Open iladshyan opened 1 month ago

iladshyan commented 1 month ago

What happened?

llama3.1 isn't loading at all. I get following in the terminal and the program just quits.:

./llama-cli -m "C:\<path>\llama3.1.gguf" -p "The world is a place where"
build: 3787 (6026da52) with MSVC 19.29.30154.0 for x64
main: llama backend init
main: load the model and apply lora adapter, if any

Name and Version

./llama-cli --version version: 3787 (6026da52) built with MSVC 19.29.30154.0 for x64

What operating system are you seeing the problem on?

Windows

Relevant log output

build: 3787 (6026da52) with MSVC 19.29.30154.0 for x64
main: llama backend init
main: load the model and apply lora adapter, if any

ninadakolekar commented 1 month ago

I'm also facing same issue.

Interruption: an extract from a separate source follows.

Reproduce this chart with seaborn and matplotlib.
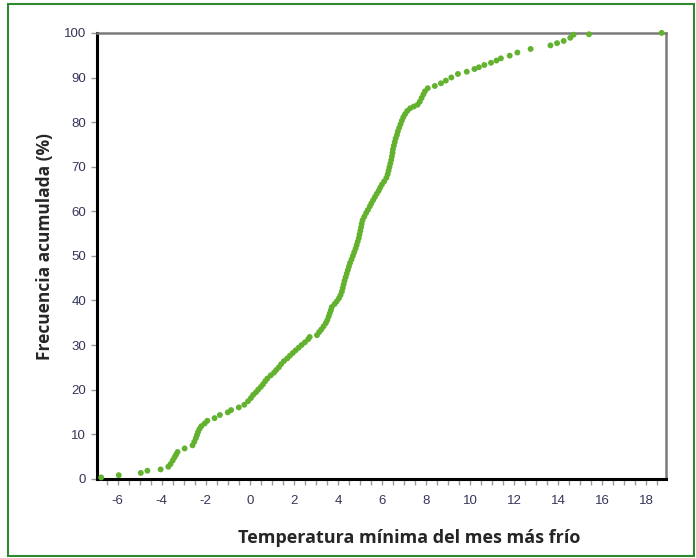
import numpy as np
import pandas as pd
import matplotlib
matplotlib.use("Agg")
import matplotlib.pyplot as plt
from matplotlib.patches import Rectangle
from matplotlib.ticker import MultipleLocator
import seaborn as sns

# Temperatura minima del mes mas frio (C) and cumulative frequency (%)
temperatura = [
    -6.75, -5.95, -4.95, -4.65, -4.05, -3.7, -3.6, -3.5, -3.42, -3.35, -3.28,
    -2.96, -2.6, -2.52, -2.45, -2.4, -2.35, -2.28, -2.2, -2.05, -1.93, -1.6,
    -1.36, -1.0, -0.85, -0.5, -0.25, -0.08, 0.05, 0.15, 0.28, 0.38, 0.5, 0.6,
    0.7, 0.8, 0.95, 1.1, 1.2, 1.32, 1.42, 1.55, 1.7, 1.82, 1.95, 2.08, 2.22,
    2.35, 2.5, 2.65, 2.72, 3.05, 3.15, 3.25, 3.35, 3.45, 3.52, 3.58, 3.63,
    3.68, 3.72, 3.85, 3.95, 4.05, 4.12, 4.18, 4.22, 4.26, 4.3, 4.35, 4.4,
    4.45, 4.5, 4.55, 4.62, 4.68, 4.74, 4.8, 4.85, 4.9, 4.95, 4.98, 5.02,
    5.05, 5.08, 5.12, 5.2, 5.28, 5.36, 5.45, 5.52, 5.6, 5.68, 5.76, 5.85,
    5.92, 6.0, 6.1, 6.2, 6.26, 6.3, 6.34, 6.38, 6.42, 6.45, 6.48, 6.5, 6.54,
    6.58, 6.62, 6.68, 6.72, 6.78, 6.84, 6.9, 6.97, 7.05, 7.15, 7.28, 7.45,
    7.62, 7.72, 7.8, 7.88, 7.95, 8.08, 8.4, 8.68, 8.9, 9.15, 9.45, 9.85,
    10.2, 10.4, 10.65, 10.95, 11.2, 11.4, 11.8, 12.15, 12.75, 13.65, 13.95,
    14.25, 14.55, 14.7, 15.4, 18.7,
]
frecuencia = [
    0.3, 0.8, 1.3, 1.8, 2.1, 2.7, 3.3, 4.1, 4.8, 5.4, 6.0,
    6.8, 7.5, 8.3, 9.1, 9.8, 10.5, 11.2, 11.8, 12.4, 13.0, 13.6,
    14.3, 14.9, 15.4, 16.0, 16.6, 17.4, 18.1, 18.8, 19.4, 20.0, 20.6, 21.2,
    21.9, 22.5, 23.2, 23.8, 24.4, 25.0, 25.7, 26.4, 27.0, 27.6, 28.2, 28.8, 29.4,
    30.0, 30.6, 31.3, 31.8, 32.2, 32.9, 33.5, 34.2, 34.9, 35.6, 36.4, 37.1,
    37.8, 38.5, 39.2, 39.8, 40.5, 41.2, 42.0, 42.8, 43.6, 44.4, 45.2, 46.0,
    46.8, 47.6, 48.4, 49.2, 50.0, 50.8, 51.6, 52.4, 53.2, 54.0, 54.8, 55.6,
    56.4, 57.2, 58.0, 58.8, 59.6, 60.3, 61.1, 61.8, 62.5, 63.2, 63.9, 64.6,
    65.3, 66.0, 66.7, 67.5, 68.3, 69.1, 69.9, 70.7, 71.5, 72.3, 73.1, 73.9, 74.7,
    75.5, 76.3, 77.1, 77.9, 78.7, 79.5, 80.3, 81.1, 81.8, 82.5, 83.1, 83.5,
    83.9, 84.6, 85.4, 86.2, 86.9, 87.6, 88.1, 88.7, 89.3, 90.0, 90.8, 91.3,
    91.9, 92.3, 92.8, 93.3, 93.8, 94.3, 94.9, 95.6, 96.4, 97.2, 97.7,
    98.2, 98.9, 99.6, 99.7, 100.0,
]
x_ticks = list(range(-6, 19, 2))
y_ticks = list(range(0, 101, 10))

df = pd.DataFrame({"temp": temperatura, "frec": frecuencia})

sns.set_style("white")
plt.rcParams["font.family"] = ["Liberation Sans", "DejaVu Sans"]
plt.rcParams["axes.unicode_minus"] = False

fig = plt.figure(figsize=(6.96, 5.58), dpi=100)
ax = fig.add_axes([0.139, 0.142, 0.818, 0.799])

sns.scatterplot(x="temp", y="frec", data=df, ax=ax, color="#62b22f",
                s=18, edgecolor="none", clip_on=False, zorder=3)

ax.set_xlim(-6.95, 18.9)
ax.set_ylim(0, 100)
ax.set_xticks(x_ticks)
ax.set_yticks(y_ticks)
ax.xaxis.set_minor_locator(MultipleLocator(0.5))

ax.tick_params(axis="both", which="both", direction="out", length=4,
               width=1, color="#9a9a9a", labelsize=9.5, labelcolor="#35355a",
               bottom=True, left=True)
ax.tick_params(axis="x", pad=8)

for side in ["left", "bottom"]:
    ax.spines[side].set_color("black")
    ax.spines[side].set_linewidth(2.2)
for side in ["top", "right"]:
    ax.spines[side].set_color("#7a7a7a")
    ax.spines[side].set_linewidth(1.8)

ax.set_xlabel("Temperatura mínima del mes más frío", fontsize=13,
              fontweight="bold", family=["Open Sans", "DejaVu Sans"])
ax.xaxis.set_label_coords(0.548, -0.112)
ax.set_ylabel("Frecuencia acumulada (%)", fontsize=12.5,
              fontweight="bold", family=["Open Sans", "DejaVu Sans"])
ax.yaxis.set_label_coords(-0.075, 0.52)

# green frame around the whole picture
fig.patches.append(Rectangle((8 / 696, 2 / 558), 686 / 696, 552 / 558,
                             transform=fig.transFigure, fill=False,
                             edgecolor="#2f8a2f", linewidth=1.5))

fig.savefig("out.png", dpi=100)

Tried updating to 3803 but didn't help.

iladshyan commented 1 month ago

I'm also facing same issue. Tried updating to 3803 but didn't help.

By any chance you are migrating from Ollama? If not where did you get your model files?

ninadakolekar commented 1 month ago

I downloaded GGUF from huggingface: https://huggingface.co/bartowski/Phi-3.5-mini-instruct-GGUF

salocinrevenge commented 2 days ago

I tried to run this exactly model: https://huggingface.co/bartowski/Phi-3.5-mini-instruct-GGUF/blob/main/Phi-3.5-mini-instruct-IQ2_M.gguf on UBUNTU and I got the problem of memory:

ggml/src/ggml.c:438: fatal error ggml_aligned_malloc: insufficient memory (attempted to allocate 49152,00 MB)

probably the memory allocator is "over allocing" memory.

I tried a bigger model (in parameters) https://huggingface.co/TheBloke/Llama-2-13B-GGUF/blob/main/llama-2-13b.Q2_K.gguf and the model ran normally with almost no extra memory

slaren commented 2 days ago

@salocinrevenge add -c 1024 to the command line to use a smaller context size.

@ggerganov we keep getting bug reports because people don't realize that they cannot use the full context of current models. Should we revert this change?